Enhanced microwave absorption performance of graphene/doped Li ferrite nanocomposites

In the present study, Microwave absorbing Li-Sr, Li-Co ferrite nanoparticles and RGO/Li-Sr, RGO/Li-Co ferrite nanocomposites containing Li ferrite and reduced graphene oxide (RGO) were synthesized to further improve the microwave absorption performance of Li ferrite nanoparticles (LiFe₅O₈). The Li-Sr and Li-Co nanoparticles were synthesized by thermal treatment method, the RGO/Li-Sr and RGO/Li-Co nanocomposites were obtained by a polymerization method and were characterized by different techniques. The electromagnetic wave absorption properties of the samples were evaluated by vector network analyzer (VNA) in the frequency range of 2–18 GHz.

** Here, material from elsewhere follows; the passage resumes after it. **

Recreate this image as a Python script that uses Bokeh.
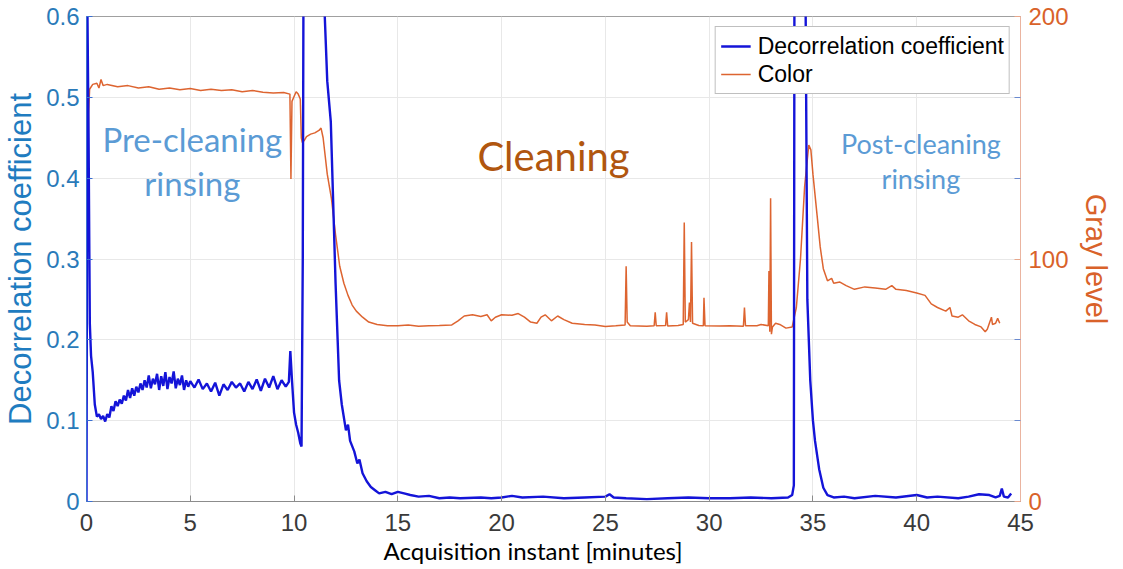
from bokeh.plotting import figure
from bokeh.models import (Range1d, LinearAxis, FixedTicker, CustomJSTickFormatter,
                          Legend, LegendItem, Label, Title)
from bokeh.embed import file_html
from bokeh.resources import INLINE

# ---------------- data ----------------
decor_t = [0.00, 0.04, 0.10, 0.16, 0.22, 0.30, 0.40, 0.50, 0.60, 0.70, 0.80, 0.90,
           1.00, 1.10, 1.20, 1.30, 1.40, 1.50, 1.60, 1.70, 1.80, 1.90, 2.00, 2.10,
           2.20, 2.30, 2.40, 2.50, 2.60, 2.70, 2.80, 2.90, 3.00, 3.10, 3.20, 3.30,
           3.40, 3.50, 3.60, 3.70, 3.80, 3.90, 4.00, 4.10, 4.20, 4.30, 4.40, 4.50,
           4.60, 4.70, 4.80, 4.90, 5.00, 5.20, 5.40, 5.60, 5.80, 6.00, 6.20, 6.40,
           6.60, 6.80, 7.00, 7.20, 7.40, 7.60, 7.80, 8.00, 8.20, 8.40, 8.60, 8.80,
           9.00, 9.20, 9.40, 9.60, 9.75, 9.82, 9.90, 10.00, 10.10, 10.20, 10.30, 10.36,
           10.42, 10.48, 11.35, 11.45, 11.60, 11.77, 12.00, 12.10, 12.17, 12.30, 12.50, 12.60,
           12.70, 12.90, 13.05, 13.15, 13.30, 13.50, 13.70, 13.90, 14.10, 14.40, 14.70, 15.00,
           15.30, 15.60, 16.00, 16.50, 17.00, 17.50, 18.00, 19.00, 19.50, 20.00, 20.50, 21.00,
           22.00, 23.00, 24.00, 25.00, 25.20, 25.40, 26.00, 27.00, 28.00, 29.00, 30.00, 31.00,
           32.00, 33.00, 33.80, 34.00, 34.08, 34.12, 34.60, 34.65, 34.73, 34.87, 35.00, 35.10,
           35.30, 35.50, 35.70, 36.00, 36.50, 37.00, 38.00, 39.00, 40.00, 40.50, 41.00, 42.00,
           42.50, 43.00, 43.50, 43.80, 44.00, 44.10, 44.20, 44.40, 44.55]
decor_v = [0.000, 0.620, 0.450, 0.220, 0.180, 0.160, 0.120, 0.105, 0.108, 0.102, 0.106, 0.099,
           0.108, 0.104, 0.118, 0.112, 0.124, 0.118, 0.126, 0.121, 0.131, 0.125, 0.138, 0.128,
           0.140, 0.131, 0.142, 0.135, 0.146, 0.138, 0.150, 0.141, 0.156, 0.140, 0.152, 0.145,
           0.158, 0.138, 0.155, 0.143, 0.160, 0.139, 0.154, 0.146, 0.161, 0.140, 0.152, 0.144,
           0.156, 0.138, 0.150, 0.142, 0.149, 0.141, 0.151, 0.139, 0.146, 0.136, 0.147, 0.131,
           0.145, 0.138, 0.148, 0.141, 0.146, 0.136, 0.148, 0.139, 0.151, 0.137, 0.152, 0.141,
           0.155, 0.139, 0.150, 0.142, 0.148, 0.186, 0.150, 0.110, 0.095, 0.085, 0.072, 0.068,
           0.300, 0.900, 0.900, 0.620, 0.520, 0.470, 0.270, 0.200, 0.150, 0.120, 0.088, 0.095,
           0.075, 0.062, 0.047, 0.052, 0.035, 0.025, 0.018, 0.014, 0.010, 0.012, 0.009, 0.012,
           0.010, 0.008, 0.006, 0.007, 0.004, 0.005, 0.004, 0.005, 0.004, 0.005, 0.007, 0.005,
           0.006, 0.004, 0.005, 0.006, 0.009, 0.005, 0.004, 0.003, 0.004, 0.005, 0.004, 0.004,
           0.005, 0.004, 0.005, 0.008, 0.020, 0.900, 0.900, 0.600, 0.250, 0.150, 0.100, 0.075,
           0.040, 0.017, 0.008, 0.005, 0.006, 0.004, 0.007, 0.005, 0.008, 0.005, 0.006, 0.004,
           0.006, 0.009, 0.008, 0.005, 0.007, 0.016, 0.006, 0.005, 0.010]

gray_t = [0.00, 0.05, 0.10, 0.15, 0.30, 0.50, 0.60, 0.70, 0.80, 1.00, 1.50, 2.00,
          2.50, 3.00, 3.50, 4.00, 4.50, 5.00, 5.50, 6.00, 6.50, 7.00, 7.50, 8.00,
          8.50, 9.00, 9.50, 9.80, 9.85, 9.90, 10.00, 10.10, 10.20, 10.30, 10.35, 10.40,
          10.50, 10.60, 10.80, 11.00, 11.20, 11.30, 11.40, 11.60, 11.80, 12.00, 12.20, 12.40,
          12.60, 12.80, 13.00, 13.30, 13.60, 14.00, 14.50, 15.00, 15.50, 16.00, 16.50, 17.00,
          17.60, 17.90, 18.20, 18.60, 19.00, 19.30, 19.50, 19.70, 20.00, 20.50, 20.80, 21.10,
          21.40, 21.70, 21.90, 22.10, 22.40, 22.70, 23.00, 23.40, 24.00, 24.50, 25.00, 25.50,
          25.95, 26.00, 26.05, 26.20, 27.00, 27.35, 27.40, 27.45, 27.90, 27.95, 28.00, 28.50,
          28.75, 28.80, 28.85, 29.00, 29.05, 29.10, 29.15, 29.20, 29.50, 29.72, 29.75, 29.80,
          30.50, 31.00, 31.65, 31.70, 31.75, 32.30, 32.50, 32.85, 32.88, 32.92, 32.96, 33.00,
          33.05, 33.20, 33.40, 33.70, 34.00, 34.20, 34.40, 34.60, 34.80, 34.90, 35.00, 35.20,
          35.35, 35.50, 35.70, 35.90, 36.00, 36.30, 36.60, 37.00, 37.50, 38.00, 38.50, 38.80,
          39.00, 39.50, 40.00, 40.40, 40.70, 41.00, 41.40, 41.60, 41.70, 42.00, 42.20, 42.50,
          42.80, 43.10, 43.30, 43.40, 43.50, 43.60, 43.65, 43.80, 43.90, 44.00]
gray_v = [40.0, 120.0, 160.0, 170.0, 172.0, 172.5, 170.5, 174.0, 171.5, 172.0, 171.0, 171.5,
          170.5, 171.0, 170.0, 170.5, 169.8, 170.3, 169.5, 170.0, 169.5, 169.8, 169.0, 169.5,
          168.8, 168.5, 168.7, 168.0, 133.0, 165.0, 167.0, 169.0, 168.0, 166.0, 150.0, 148.0,
          149.0, 150.5, 151.5, 152.0, 153.0, 154.0, 150.0, 135.0, 125.0, 110.0, 97.0, 90.0,
          85.0, 81.0, 78.5, 76.0, 74.0, 73.0, 72.5, 72.5, 72.8, 72.3, 72.5, 72.6,
          72.8, 74.5, 76.5, 77.0, 76.3, 77.0, 74.5, 76.0, 77.0, 76.8, 77.5, 76.0,
          74.0, 73.5, 76.0, 77.0, 74.5, 76.5, 75.0, 73.5, 73.0, 72.8, 72.2, 72.5,
          72.8, 97.0, 74.0, 72.5, 72.3, 72.5, 78.0, 72.5, 72.6, 78.0, 72.4, 72.6,
          73.0, 115.0, 74.0, 75.0, 82.0, 74.0, 107.0, 73.5, 72.6, 72.5, 84.0, 72.5,
          72.4, 72.5, 72.3, 80.0, 72.5, 72.5, 73.0, 72.5, 95.0, 70.0, 125.0, 69.0,
          72.0, 73.5, 73.0, 71.5, 72.0, 80.0, 100.0, 130.0, 147.0, 145.0, 135.0, 118.0,
          105.0, 96.0, 91.0, 92.0, 90.0, 90.5, 89.0, 87.5, 88.5, 88.0, 87.5, 89.0,
          87.5, 87.0, 86.0, 85.0, 81.5, 80.0, 78.5, 80.0, 76.5, 76.0, 77.0, 74.5,
          73.0, 72.0, 70.0, 71.0, 73.5, 76.0, 73.0, 73.5, 75.5, 73.5]

x_ticks = [0, 5, 10, 15, 20, 25, 30, 35, 40, 45]
decor_ticks = [0, 0.1, 0.2, 0.3, 0.4, 0.5, 0.6]
gray_ticks = [0, 100, 200]
gray_minor_ticks = [200 / 6, 400 / 6, 800 / 6, 1000 / 6]

series_names = ["Decorrelation coefficient", "Color"]
phase_labels = [("Pre-cleaning", 5.1, 0.449), ("rinsing", 5.1, 0.394),
                ("Cleaning", 22.5, 0.427),
                ("Post-cleaning", 40.2, 0.443), ("rinsing", 40.2, 0.399)]

# ---------------- figure ----------------
BLUE_TXT = "#2a7ab9"
ORANGE_TXT = "#d9622a"

p = figure(frame_width=934, frame_height=485, output_backend="svg", toolbar_location=None,
           x_range=Range1d(0, 45), y_range=Range1d(0, 0.6),
           min_border_left=81, min_border_right=5, min_border_top=16, min_border_bottom=5,
           background_fill_color="white", border_fill_color="white")
p.outline_line_color = "#a0a0a0"
p.extra_y_ranges = {"gray": Range1d(0, 200)}

# grids
p.xgrid.ticker = FixedTicker(ticks=x_ticks)
p.ygrid.ticker = FixedTicker(ticks=decor_ticks)
for g in (p.xgrid, p.ygrid):
    g.grid_line_color = "#e8e8e8"
    g.grid_line_width = 1

# x axis
xa = p.xaxis[0]
xa.ticker = FixedTicker(ticks=x_ticks)
xa.major_tick_in = 6
xa.major_tick_out = 0
xa.minor_tick_line_color = None
xa.axis_line_color = "#8c8c8c"
xa.major_tick_line_color = "#8c8c8c"
xa.major_label_text_font = "Liberation Sans"
xa.major_label_text_font_size = "24px"
xa.major_label_text_color = "#3a3a3a"
xa.major_label_standoff = 12

# left axis
ya = p.yaxis[0]
ya.ticker = FixedTicker(ticks=decor_ticks)
ya.formatter = CustomJSTickFormatter(code="return String(Math.round(tick*10)/10);")
ya.major_tick_in = 6
ya.major_tick_out = 0
ya.minor_tick_line_color = None
ya.axis_line_color = "#3a6fd0"
ya.major_tick_line_color = "#3a6fd0"
ya.major_label_text_font = "Liberation Sans"
ya.major_label_text_font_size = "24px"
ya.major_label_text_color = BLUE_TXT
ya.major_label_standoff = 7
ya.axis_label = "Decorrelation coefficient"
ya.axis_label_text_font = "Liberation Sans"
ya.axis_label_text_font_style = "normal"
ya.axis_label_text_font_size = "31px"
ya.axis_label_text_color = "#1f7cc0"
ya.axis_label_standoff = 5

# right axis
ra = LinearAxis(y_range_name="gray",
                ticker=FixedTicker(ticks=gray_ticks, minor_ticks=gray_minor_ticks))
ra.major_tick_in = 6
ra.major_tick_out = 0
ra.minor_tick_in = 6
ra.minor_tick_out = 0
ra.axis_line_color = "#eab4a0"
ra.major_tick_line_color = "#e8a68a"
ra.minor_tick_line_color = "#6a8ad0"
ra.major_label_text_font = "Liberation Sans"
ra.major_label_text_font_size = "24px"
ra.major_label_text_color = ORANGE_TXT
ra.major_label_standoff = 8
ra.axis_label = "Gray level"
ra.axis_label_text_font = "Liberation Sans"
ra.axis_label_text_font_style = "normal"
ra.axis_label_text_font_size = "29px"
ra.axis_label_text_color = ORANGE_TXT
ra.axis_label_standoff = 8
p.add_layout(ra, "right")

# x axis label as a title below
xt = Title(text="Acquisition instant [minutes]", align="left", offset=297,
           text_font="Lato", text_font_size="24px", text_font_style="normal",
           text_color="black", standoff=0)
p.add_layout(xt, "below")

# lines
r_gray = p.line(gray_t, gray_v, y_range_name="gray", line_color="#d95319",
                line_width=1.5, line_alpha=0.9)
r_dec = p.line(decor_t, decor_v, line_color="#1414d8", line_width=2.4)

legend = Legend(items=[LegendItem(label=series_names[0], renderers=[r_dec]),
                       LegendItem(label=series_names[1], renderers=[r_gray])],
                location="top_right")
legend.label_text_font = "Liberation Sans"
legend.label_text_font_size = "23px"
legend.label_text_color = "black"
legend.border_line_color = "#808080"
legend.border_line_width = 1
legend.background_fill_alpha = 1
legend.margin = 10
legend.padding = 5
legend.spacing = 0
legend.label_height = 28
legend.glyph_height = 28
legend.glyph_width = 30
legend.label_standoff = 7
p.add_layout(legend)

colors = {"Pre-cleaning": "#5b9bd5", "rinsing": "#5b9bd5", "Cleaning": "#b0560f",
          "Post-cleaning": "#5b9bd5"}
sizes = {"Pre-cleaning": "33px", "Cleaning": "40px", "Post-cleaning": "27px"}
for i, (txt, xx, yy) in enumerate(phase_labels):
    if txt == "rinsing":
        size = "33px" if i == 1 else "27px"
    else:
        size = sizes[txt]
    p.add_layout(Label(x=xx, y=yy, text=txt, text_align="center", text_baseline="middle",
                       text_font="Lato", text_font_size=size, text_color=colors[txt]))

open("out.html", "w").write(file_html(p, INLINE))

The magnetic and dielectric loss, impedance matching, and electromagnetic wave absorption of the samples are significantly improved through the addition of RGO. Experimental results revealed that the RGO/Li-Co nanocomposite considerably increased microwave absorption. The minimum reflection loss (RL) of RGO/Li-Co also was found to reach −46.80 dB at the thickness of 3 mm and the effective absorption bandwidth (≤-10 dB) amounted to 6.80 GHz (from 10.52 to 17.32 GHz), which was much higher in comparison with pure Li and Li-Co ferrites nanoparticles. Due to the synergistic effect between magnetic loss and dielectric loss and the good impedance matching, the RGO/Li-Co nanocomposite may be regarded as a new candidate for microwave absorbing materials characterized with a broad effective absorption bandwidth at thin thicknesses.